§ **What is expected**: Retype verbatim only the lines below, starting at the one that contains "Emit a Python" and ending at the one that contains "import pandas as pd". Pictures are excluded from the copy.

§ **Source data**:
══════════
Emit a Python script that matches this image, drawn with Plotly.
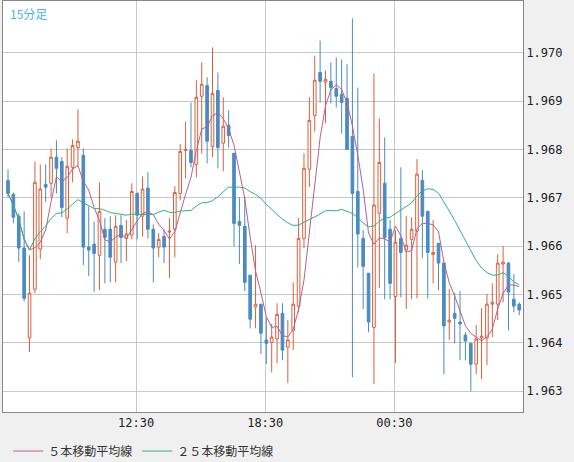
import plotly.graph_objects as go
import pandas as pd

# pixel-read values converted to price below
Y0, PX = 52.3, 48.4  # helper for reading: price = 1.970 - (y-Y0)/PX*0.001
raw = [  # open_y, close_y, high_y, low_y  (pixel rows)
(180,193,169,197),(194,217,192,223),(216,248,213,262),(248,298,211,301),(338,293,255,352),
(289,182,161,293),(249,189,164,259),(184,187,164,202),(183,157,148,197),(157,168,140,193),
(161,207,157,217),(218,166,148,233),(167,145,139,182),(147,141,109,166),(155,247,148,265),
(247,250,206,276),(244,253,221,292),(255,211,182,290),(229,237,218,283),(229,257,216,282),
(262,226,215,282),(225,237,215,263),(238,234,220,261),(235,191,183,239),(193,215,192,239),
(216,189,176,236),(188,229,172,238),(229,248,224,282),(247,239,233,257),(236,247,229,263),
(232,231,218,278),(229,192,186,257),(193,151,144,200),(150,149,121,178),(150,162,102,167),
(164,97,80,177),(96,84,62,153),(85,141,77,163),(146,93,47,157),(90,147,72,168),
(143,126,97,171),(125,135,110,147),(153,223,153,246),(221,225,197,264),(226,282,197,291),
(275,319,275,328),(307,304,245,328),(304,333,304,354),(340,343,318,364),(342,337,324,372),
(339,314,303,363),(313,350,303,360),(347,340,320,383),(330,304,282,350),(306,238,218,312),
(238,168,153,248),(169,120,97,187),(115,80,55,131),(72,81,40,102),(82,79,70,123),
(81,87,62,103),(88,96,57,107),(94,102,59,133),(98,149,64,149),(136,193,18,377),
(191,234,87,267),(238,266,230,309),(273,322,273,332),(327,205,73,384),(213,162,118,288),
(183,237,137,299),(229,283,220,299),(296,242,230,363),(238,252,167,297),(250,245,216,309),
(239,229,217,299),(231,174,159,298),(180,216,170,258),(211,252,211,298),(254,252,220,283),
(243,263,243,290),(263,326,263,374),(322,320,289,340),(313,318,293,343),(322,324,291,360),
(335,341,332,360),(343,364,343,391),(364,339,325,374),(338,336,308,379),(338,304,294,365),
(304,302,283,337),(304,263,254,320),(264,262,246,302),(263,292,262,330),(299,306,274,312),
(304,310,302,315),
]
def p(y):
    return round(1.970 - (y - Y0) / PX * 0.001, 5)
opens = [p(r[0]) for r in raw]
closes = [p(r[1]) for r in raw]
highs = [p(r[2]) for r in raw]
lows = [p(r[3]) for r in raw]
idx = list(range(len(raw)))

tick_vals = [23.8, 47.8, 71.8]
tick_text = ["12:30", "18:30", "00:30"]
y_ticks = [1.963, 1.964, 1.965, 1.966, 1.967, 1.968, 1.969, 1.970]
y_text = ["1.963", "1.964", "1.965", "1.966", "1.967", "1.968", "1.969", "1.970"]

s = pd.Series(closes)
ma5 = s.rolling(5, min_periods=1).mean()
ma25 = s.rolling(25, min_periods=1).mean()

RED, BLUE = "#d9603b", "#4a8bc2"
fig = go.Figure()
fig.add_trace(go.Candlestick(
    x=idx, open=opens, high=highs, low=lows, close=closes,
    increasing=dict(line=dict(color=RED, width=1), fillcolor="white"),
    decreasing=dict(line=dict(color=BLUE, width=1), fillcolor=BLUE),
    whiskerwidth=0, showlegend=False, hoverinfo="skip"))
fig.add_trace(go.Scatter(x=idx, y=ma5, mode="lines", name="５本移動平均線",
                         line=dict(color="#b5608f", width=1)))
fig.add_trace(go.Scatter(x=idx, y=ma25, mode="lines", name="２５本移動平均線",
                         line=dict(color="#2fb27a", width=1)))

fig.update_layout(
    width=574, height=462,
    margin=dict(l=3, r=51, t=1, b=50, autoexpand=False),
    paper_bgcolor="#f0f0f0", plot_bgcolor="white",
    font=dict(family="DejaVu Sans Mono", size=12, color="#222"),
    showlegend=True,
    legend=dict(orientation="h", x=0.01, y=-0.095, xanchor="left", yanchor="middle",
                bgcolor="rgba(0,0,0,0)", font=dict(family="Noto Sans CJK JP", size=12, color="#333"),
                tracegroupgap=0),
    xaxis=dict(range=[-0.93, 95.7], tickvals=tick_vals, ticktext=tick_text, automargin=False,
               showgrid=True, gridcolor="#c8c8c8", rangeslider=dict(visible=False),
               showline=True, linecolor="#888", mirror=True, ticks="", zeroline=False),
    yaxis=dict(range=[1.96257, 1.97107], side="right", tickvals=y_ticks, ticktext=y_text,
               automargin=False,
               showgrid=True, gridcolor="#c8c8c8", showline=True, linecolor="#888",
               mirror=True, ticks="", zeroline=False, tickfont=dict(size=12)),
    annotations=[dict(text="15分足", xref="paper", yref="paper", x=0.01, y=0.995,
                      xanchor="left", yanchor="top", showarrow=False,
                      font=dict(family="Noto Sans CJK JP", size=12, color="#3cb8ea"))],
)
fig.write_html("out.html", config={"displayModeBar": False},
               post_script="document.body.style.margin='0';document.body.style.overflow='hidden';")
══════════
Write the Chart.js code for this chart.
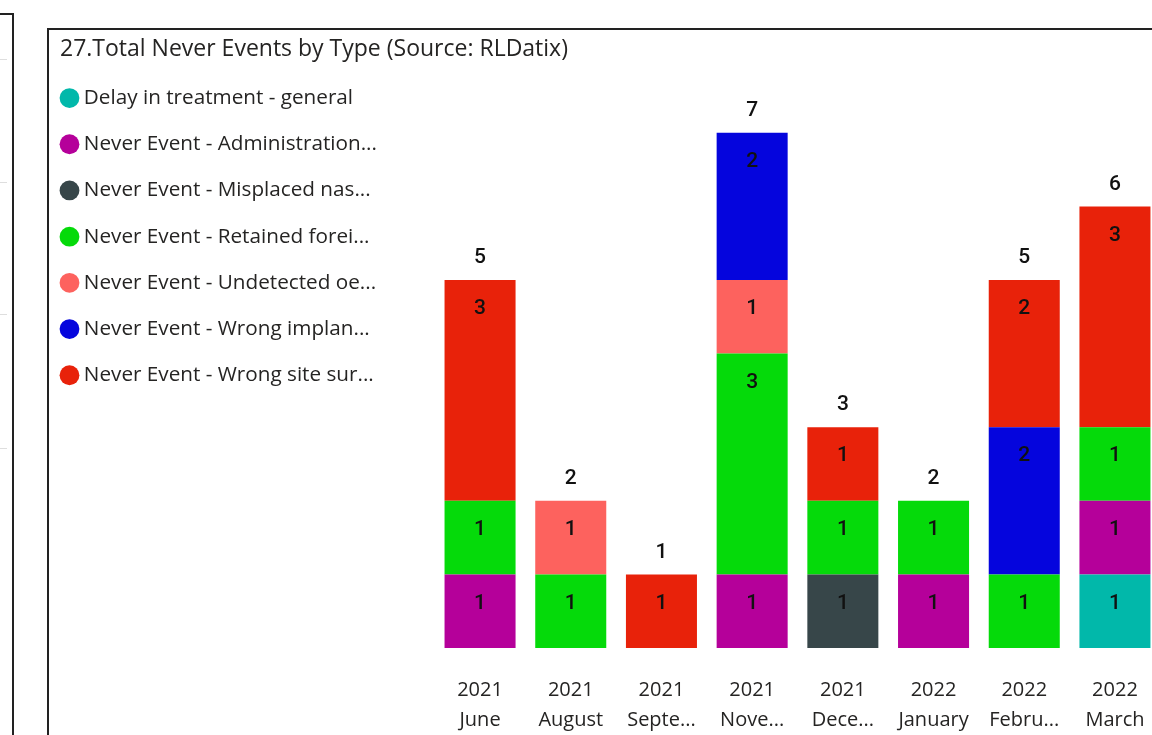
══════════
§ **Complete answer**:
Emit a Python script that matches this image, drawn with Plotly.
import plotly.graph_objects as go
import pandas as pd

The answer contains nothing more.